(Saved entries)
^^^^^^^^

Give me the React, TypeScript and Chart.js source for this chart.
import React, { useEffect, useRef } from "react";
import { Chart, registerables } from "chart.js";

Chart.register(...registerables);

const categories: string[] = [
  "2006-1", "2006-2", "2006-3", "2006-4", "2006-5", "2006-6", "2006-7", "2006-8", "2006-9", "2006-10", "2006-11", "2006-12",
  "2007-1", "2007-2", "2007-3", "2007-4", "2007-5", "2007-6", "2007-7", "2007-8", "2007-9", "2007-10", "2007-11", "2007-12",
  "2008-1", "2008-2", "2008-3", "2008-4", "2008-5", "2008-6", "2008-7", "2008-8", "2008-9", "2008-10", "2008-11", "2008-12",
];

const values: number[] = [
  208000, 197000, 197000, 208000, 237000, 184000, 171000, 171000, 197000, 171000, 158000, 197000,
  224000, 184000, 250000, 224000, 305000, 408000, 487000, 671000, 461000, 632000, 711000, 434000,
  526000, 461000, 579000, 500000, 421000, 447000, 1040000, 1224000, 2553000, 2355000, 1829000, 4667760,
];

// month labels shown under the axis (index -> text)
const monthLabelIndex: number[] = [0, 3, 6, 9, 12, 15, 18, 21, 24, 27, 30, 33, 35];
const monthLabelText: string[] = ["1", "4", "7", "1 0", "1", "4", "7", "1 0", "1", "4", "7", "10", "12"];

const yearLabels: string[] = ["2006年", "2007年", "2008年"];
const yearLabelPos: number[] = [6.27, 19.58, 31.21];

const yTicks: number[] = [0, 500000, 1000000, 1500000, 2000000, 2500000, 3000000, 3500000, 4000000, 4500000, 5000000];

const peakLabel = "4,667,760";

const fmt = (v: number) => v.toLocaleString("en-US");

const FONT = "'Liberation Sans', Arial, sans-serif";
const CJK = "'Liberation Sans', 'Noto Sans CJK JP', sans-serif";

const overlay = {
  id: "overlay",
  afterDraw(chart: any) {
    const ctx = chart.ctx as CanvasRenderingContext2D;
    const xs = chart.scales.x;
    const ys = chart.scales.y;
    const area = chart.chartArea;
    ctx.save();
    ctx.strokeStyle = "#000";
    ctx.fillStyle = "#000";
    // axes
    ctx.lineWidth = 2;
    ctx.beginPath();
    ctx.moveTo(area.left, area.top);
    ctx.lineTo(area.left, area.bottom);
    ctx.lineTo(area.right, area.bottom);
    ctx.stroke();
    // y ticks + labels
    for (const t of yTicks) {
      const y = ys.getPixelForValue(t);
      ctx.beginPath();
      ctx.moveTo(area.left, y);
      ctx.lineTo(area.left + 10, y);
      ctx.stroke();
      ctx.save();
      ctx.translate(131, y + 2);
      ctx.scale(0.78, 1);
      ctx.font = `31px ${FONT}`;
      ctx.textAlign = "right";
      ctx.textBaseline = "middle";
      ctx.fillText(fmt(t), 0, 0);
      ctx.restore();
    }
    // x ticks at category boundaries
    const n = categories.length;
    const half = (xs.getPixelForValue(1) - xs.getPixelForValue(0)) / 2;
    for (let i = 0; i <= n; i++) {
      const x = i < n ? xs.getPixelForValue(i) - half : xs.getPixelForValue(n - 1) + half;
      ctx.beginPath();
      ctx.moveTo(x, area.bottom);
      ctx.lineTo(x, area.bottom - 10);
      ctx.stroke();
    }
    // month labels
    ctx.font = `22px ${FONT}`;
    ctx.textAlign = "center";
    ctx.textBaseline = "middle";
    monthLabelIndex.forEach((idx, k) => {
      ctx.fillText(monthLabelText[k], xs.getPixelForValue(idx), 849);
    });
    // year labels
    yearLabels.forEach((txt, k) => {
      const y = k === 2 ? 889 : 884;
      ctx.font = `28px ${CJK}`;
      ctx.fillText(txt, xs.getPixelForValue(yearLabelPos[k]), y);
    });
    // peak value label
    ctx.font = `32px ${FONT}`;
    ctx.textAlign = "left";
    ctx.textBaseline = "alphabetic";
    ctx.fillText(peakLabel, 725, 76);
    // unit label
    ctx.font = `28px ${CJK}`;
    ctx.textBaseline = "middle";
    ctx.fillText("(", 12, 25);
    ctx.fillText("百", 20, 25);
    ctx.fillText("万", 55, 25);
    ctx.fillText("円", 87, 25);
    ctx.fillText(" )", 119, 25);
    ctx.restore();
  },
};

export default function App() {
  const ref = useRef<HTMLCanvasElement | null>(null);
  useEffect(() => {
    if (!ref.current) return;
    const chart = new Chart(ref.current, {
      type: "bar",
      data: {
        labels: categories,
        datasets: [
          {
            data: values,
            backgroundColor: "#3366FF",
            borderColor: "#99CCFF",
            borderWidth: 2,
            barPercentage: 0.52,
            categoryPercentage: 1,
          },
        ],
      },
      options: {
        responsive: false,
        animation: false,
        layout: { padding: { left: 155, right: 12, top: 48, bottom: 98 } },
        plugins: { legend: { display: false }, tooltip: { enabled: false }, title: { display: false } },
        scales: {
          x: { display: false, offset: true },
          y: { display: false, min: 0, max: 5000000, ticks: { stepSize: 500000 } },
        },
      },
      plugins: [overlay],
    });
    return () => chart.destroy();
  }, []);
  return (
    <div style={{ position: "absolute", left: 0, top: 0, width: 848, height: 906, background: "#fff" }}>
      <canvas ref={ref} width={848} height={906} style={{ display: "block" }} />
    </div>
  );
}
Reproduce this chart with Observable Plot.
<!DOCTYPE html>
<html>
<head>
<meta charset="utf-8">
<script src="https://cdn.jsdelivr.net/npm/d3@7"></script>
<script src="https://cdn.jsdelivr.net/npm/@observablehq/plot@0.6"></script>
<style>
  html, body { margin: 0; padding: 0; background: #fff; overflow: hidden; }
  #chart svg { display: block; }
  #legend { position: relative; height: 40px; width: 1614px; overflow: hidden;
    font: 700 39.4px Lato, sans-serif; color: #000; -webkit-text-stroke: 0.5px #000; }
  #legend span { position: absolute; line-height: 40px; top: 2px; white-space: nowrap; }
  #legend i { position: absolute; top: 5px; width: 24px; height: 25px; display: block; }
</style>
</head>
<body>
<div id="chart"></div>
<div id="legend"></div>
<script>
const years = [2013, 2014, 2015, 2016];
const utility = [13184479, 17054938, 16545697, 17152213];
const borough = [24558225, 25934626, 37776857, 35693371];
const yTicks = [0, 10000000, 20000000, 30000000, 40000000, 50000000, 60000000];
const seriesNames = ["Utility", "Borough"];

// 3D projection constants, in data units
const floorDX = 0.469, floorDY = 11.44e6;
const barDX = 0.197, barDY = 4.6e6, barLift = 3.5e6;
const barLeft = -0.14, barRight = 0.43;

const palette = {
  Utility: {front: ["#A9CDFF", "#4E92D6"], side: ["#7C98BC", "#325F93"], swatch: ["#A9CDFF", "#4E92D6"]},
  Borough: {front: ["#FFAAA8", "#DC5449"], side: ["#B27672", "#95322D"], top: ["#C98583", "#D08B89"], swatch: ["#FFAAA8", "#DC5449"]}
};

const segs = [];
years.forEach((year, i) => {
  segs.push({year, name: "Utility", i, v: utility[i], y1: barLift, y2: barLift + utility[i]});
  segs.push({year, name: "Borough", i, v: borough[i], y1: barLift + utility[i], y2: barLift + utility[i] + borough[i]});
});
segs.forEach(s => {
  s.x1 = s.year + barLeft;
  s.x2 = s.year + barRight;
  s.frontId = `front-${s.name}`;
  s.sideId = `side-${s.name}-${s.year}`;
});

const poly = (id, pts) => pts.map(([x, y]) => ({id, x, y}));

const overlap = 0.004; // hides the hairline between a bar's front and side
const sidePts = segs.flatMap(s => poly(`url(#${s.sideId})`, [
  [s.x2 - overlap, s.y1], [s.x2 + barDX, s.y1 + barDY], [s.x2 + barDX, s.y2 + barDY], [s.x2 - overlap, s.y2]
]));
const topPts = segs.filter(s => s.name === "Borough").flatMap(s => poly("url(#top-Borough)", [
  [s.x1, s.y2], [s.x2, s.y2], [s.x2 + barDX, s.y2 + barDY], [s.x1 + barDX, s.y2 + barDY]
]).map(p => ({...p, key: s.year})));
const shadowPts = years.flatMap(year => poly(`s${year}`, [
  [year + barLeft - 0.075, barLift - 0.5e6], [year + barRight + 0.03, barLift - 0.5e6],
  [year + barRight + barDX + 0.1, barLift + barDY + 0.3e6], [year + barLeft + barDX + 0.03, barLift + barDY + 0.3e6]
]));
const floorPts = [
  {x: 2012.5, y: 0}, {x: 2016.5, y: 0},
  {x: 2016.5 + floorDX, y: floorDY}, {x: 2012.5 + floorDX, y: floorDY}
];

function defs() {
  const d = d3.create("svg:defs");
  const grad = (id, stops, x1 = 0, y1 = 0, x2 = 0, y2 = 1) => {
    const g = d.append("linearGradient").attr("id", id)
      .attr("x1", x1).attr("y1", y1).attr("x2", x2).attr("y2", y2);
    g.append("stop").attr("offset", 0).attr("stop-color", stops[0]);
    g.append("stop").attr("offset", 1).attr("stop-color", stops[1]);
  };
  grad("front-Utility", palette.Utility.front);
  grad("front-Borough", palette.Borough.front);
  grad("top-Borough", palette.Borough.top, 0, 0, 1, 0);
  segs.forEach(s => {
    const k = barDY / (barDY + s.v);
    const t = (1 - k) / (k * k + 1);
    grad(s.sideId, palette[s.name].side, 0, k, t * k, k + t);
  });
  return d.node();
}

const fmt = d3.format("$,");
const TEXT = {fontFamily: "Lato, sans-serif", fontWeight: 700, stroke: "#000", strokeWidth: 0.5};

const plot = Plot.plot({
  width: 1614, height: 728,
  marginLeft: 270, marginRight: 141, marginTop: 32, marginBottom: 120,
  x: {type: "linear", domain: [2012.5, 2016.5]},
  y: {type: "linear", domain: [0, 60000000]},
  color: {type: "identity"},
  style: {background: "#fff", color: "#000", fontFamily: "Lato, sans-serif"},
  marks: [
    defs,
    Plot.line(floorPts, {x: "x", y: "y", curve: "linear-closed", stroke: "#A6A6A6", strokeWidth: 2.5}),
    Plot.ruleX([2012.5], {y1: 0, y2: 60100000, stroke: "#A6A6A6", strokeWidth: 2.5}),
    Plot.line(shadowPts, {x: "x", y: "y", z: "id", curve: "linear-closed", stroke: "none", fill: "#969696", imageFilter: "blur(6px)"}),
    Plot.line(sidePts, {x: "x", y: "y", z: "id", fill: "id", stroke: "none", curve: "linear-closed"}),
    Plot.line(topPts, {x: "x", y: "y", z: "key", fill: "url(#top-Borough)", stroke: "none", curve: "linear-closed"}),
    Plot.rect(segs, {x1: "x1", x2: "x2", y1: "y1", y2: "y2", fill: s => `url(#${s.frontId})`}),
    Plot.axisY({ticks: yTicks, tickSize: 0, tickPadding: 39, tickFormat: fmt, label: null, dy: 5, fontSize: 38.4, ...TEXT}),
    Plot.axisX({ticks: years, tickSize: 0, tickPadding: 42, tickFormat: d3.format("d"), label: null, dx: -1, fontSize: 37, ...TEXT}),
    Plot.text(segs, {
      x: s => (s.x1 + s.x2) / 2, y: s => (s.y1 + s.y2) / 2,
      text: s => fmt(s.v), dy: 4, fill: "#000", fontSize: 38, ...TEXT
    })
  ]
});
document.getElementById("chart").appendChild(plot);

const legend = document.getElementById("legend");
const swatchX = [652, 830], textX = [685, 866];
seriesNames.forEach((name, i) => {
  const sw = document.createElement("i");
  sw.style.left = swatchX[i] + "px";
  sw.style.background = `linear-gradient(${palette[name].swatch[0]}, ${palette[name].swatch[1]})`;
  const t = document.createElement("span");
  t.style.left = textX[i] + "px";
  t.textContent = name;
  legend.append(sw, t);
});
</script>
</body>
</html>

^^^^^^^^

WHAT YOU SHOULD DO ▸
Print the material above verbatim, first line through the line containing "Chart.register(...registerables);", both included.

EXERCISE RESULT ▸
Give me the React, TypeScript and Chart.js source for this chart.
import React, { useEffect, useRef } from "react";
import { Chart, registerables } from "chart.js";

Chart.register(...registerables);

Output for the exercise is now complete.